By clause 8 of the licence, the respondent undertook to use all reasonable endeavours to give notice in writing to the second appellant if any rent payable by the assignee was more than two months in arrears. There were arrears of rent and service charge payments within the first few months of the assignment and by the time the first quarterly instalment of rent became due, more than two months’ rent were in arrears. The respondent served on the appellants a notice pursuant to section 17 of the 1995 Act in respect of the last six months’ rent but no notice had yet been served under clause 8 in respect of arrears unpaid for at least two months. Further section 17 notices were served on the appellants, after which the respondent issued proceedings for recovery of arrears.
The assignee did not resist the claim but the appellants disputed liability under their guarantees and counterclaimed on the ground that the respondent had acted in breach of its obligations under clause 8 of the underlease by failing to notify the second appellant whenever an instalment of rent became more than two months in arrears. That obligation was said to be a condition precedent to the liability under the guarantee, so that a failure to provide the requisite notice barred recovery of the arrears. In the alternative, clause 8 constituted a condition or fundamental term of the contract, breach of which had discharged the appellants’ liability under the guarantees.

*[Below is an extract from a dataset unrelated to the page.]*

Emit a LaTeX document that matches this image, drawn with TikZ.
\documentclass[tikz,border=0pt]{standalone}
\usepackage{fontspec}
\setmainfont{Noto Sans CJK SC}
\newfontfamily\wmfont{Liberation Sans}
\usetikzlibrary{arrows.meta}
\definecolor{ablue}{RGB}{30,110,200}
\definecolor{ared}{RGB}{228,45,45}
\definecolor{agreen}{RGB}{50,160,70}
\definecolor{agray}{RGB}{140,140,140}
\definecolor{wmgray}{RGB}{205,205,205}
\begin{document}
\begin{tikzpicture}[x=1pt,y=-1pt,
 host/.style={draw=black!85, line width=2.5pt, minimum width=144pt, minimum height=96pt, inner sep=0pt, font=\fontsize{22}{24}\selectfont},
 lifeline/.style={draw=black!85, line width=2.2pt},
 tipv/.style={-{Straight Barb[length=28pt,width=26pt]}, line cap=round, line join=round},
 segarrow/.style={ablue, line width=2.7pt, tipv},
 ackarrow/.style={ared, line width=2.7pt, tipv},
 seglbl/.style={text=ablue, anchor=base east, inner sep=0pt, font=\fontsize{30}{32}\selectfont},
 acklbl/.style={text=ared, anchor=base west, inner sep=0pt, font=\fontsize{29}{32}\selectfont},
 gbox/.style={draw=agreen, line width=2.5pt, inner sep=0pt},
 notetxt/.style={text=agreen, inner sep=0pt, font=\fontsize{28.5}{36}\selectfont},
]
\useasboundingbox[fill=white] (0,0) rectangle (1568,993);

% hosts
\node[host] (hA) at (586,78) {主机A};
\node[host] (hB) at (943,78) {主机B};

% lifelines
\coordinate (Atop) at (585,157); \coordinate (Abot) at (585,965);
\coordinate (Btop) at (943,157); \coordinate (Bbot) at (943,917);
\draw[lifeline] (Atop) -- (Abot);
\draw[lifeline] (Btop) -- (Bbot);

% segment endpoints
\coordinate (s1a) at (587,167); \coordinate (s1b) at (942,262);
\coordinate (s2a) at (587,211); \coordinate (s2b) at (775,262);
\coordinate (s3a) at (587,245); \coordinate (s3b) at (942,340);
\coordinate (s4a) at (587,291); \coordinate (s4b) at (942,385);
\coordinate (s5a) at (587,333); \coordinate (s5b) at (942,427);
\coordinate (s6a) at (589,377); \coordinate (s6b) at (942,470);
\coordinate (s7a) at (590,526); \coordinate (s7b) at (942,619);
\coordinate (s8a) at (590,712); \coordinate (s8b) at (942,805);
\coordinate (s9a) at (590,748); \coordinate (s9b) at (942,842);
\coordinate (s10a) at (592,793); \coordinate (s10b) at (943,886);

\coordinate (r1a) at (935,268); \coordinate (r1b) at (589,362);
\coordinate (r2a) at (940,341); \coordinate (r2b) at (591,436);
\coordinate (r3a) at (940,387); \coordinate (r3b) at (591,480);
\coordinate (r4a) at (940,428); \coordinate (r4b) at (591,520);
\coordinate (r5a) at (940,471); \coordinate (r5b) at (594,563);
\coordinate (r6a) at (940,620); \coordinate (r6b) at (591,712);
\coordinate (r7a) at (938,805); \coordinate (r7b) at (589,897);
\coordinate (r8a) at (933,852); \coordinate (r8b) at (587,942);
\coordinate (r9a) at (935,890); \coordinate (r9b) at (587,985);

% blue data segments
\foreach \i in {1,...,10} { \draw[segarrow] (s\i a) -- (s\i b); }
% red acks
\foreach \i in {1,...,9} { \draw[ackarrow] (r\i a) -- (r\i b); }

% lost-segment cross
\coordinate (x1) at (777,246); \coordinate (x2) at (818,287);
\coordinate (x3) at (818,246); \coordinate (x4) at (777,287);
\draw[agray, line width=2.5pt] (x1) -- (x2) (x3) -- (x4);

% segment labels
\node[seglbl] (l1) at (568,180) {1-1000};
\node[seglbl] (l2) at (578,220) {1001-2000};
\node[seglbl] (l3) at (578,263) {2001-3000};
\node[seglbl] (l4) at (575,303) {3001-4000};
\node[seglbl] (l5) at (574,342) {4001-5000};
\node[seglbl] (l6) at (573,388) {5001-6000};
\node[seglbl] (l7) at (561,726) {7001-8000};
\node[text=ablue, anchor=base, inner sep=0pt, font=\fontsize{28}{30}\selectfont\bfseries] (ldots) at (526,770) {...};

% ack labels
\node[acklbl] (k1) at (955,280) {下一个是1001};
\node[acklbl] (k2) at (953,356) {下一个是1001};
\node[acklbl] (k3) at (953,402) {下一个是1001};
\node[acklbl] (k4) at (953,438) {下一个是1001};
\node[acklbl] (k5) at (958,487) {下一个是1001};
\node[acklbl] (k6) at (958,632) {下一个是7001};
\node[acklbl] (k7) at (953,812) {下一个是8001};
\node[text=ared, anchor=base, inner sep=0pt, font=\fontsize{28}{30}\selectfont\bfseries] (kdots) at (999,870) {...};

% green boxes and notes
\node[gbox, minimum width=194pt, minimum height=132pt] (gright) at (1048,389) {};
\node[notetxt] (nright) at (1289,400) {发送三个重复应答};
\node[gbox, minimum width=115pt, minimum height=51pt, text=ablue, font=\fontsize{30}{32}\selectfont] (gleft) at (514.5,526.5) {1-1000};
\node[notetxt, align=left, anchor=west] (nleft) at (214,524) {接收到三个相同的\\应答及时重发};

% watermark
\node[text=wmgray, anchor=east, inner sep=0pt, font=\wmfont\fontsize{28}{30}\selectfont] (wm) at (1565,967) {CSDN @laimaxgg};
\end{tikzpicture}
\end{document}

The judge held that clause 8 was not a condition precedent to the appellants’ liability. Its breach gave rise to a liability in damages but, on the evidence, no loss had been suffered and nominal damages were awarded on the counterclaim. The appellants appealed.
Held: The appeal was dismissed.
If clause 8 was to have the effect contended for by the appellants, it had to operate outside, rather than through, the terms of the guarantees. What had started as an enforceable liability in the first two months of the arrears would determine, in the event that the respondent failed to use reasonable endeavours to give notice of the arrears once the two month period had expired. That meant that clause 8 operated more as a condition subsequent rather than as a condition precedent to liability.

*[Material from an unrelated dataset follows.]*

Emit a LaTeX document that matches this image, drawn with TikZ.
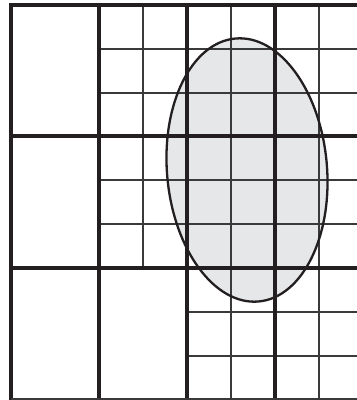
\documentclass[tikz,border=0pt]{standalone}
\usepackage{tikz}
\definecolor{ellfill}{HTML}{E6E7E9}
\definecolor{gridthin}{HTML}{3A3A3A}
\definecolor{gridthick}{HTML}{231F20}
\tikzset{
  thinline/.style={line width=1.1pt, draw=gridthin},
  thickline/.style={line width=3.2pt, draw=gridthick},
  blobline/.style={line width=2.3pt, draw=gridthick},
}
\begin{document}
\begin{tikzpicture}[x=1pt,y=-1pt]
\useasboundingbox (0,0) rectangle (357,400);
% ellipse fill
\begin{scope}[shift={(247,170)}, rotate=5]
  \fill[ellfill] (0,0) ellipse [x radius=80pt, y radius=132pt];
\end{scope}
% thin grid lines
\draw[thinline] (143,5) -- (143,268);
\draw[thinline] (231,5) -- (231,400);
\draw[thinline] (319,5) -- (319,400);
\foreach \y in {49,93,180,224} {
  \draw[thinline] (99,\y) -- (357,\y);
}
\foreach \y in {312,356} {
  \draw[thinline] (187,\y) -- (357,\y);
}
% ellipse outline
\begin{scope}[shift={(247,170)}, rotate=5]
  \draw[blobline] (0,0) ellipse [x radius=80pt, y radius=132pt];
\end{scope}
% thick grid lines
\draw[thickline] (11,3.4) -- (11,400);
\draw[thickline] (99,5) -- (99,400);
\draw[thickline] (187,5) -- (187,400);
\draw[thickline] (275,5) -- (275,400);
\draw[thickline] (9.4,5) -- (357,5);
\draw[thickline] (11,136) -- (357,136);
\draw[thickline] (11,268) -- (357,268);
\draw[thinline, line width=2pt] (11,399) -- (357,399);
\end{tikzpicture}
\end{document}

The giving of notice was not expressed as a pre-condition to the operation of the guarantor’s covenant, but was a separate obligation of the respondent in the main body of the licence. Coupled with the fact that the guarantor’s liability had arisen and would be enforceable in the two month period following the contractual date for payment of the rent, it was impossible to treat compliance with clause 8 as a condition precedent to liability under the guarantee. The second appellant could only succeed on the basis that a breach of clause 8 by the respondent had released both the appellants from further performance of the guarantee.
There was no doubt that clause 8 had been inserted in order to impose upon the respondent a contractual obligation to notify the appellants of rent arrears. Although prompt notice would have given the second appellant an early opportunity to bring pressure on the assignee to meet the arrears, his options would have been limited since the assignee had not been subject to any form of legal control by the second appellant beyond being contractually liable to indemnify the appellants for any rent met under the guarantee. There was no prospect of the second appellant acquiring the reversion of the underlease from the respondent and terminating his liability under the guarantee. Thus it was difficult to attribute to the parties to the licence an intention to treat any breach of clause 8 as going to the root of the contract so as to entitle the appellants to be discharged from their liabilities as guarantors.

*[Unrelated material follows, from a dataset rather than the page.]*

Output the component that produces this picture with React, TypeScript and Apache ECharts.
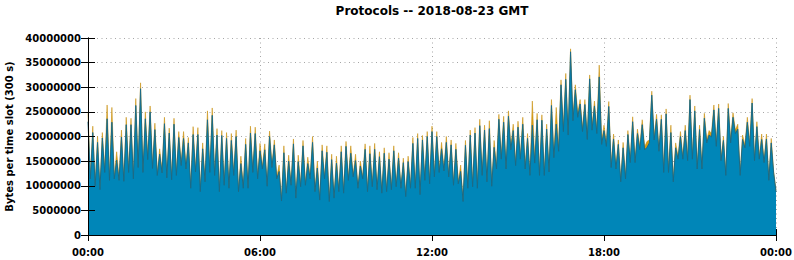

A breach of clause 8 had never been envisaged as releasing either of the appellants from their guarantees. The structure of the licence was that the first appellant was primarily liable for the due performance of the tenant’s covenants by the assignee. The second appellant’s guarantee only operated in the event that the first appellant failed to perform its obligations as guarantor. He had undertaken no direct responsibility to the respondent for the conduct of the assignee. Accordingly, clause 8 had not been intended to operate as a condition, but merely to give the second appellant a warning of a problem with the assignee so that he could take whatever informal steps were open to him to minimise his exposure.
Raymond Cox QC (instructed by TG Jones & Associates) appeared for the appellants; John McGhee QC and Paul Clarke (instructed by Birketts LLP) appeared for the respondent; the assignee did not appear and was not represented.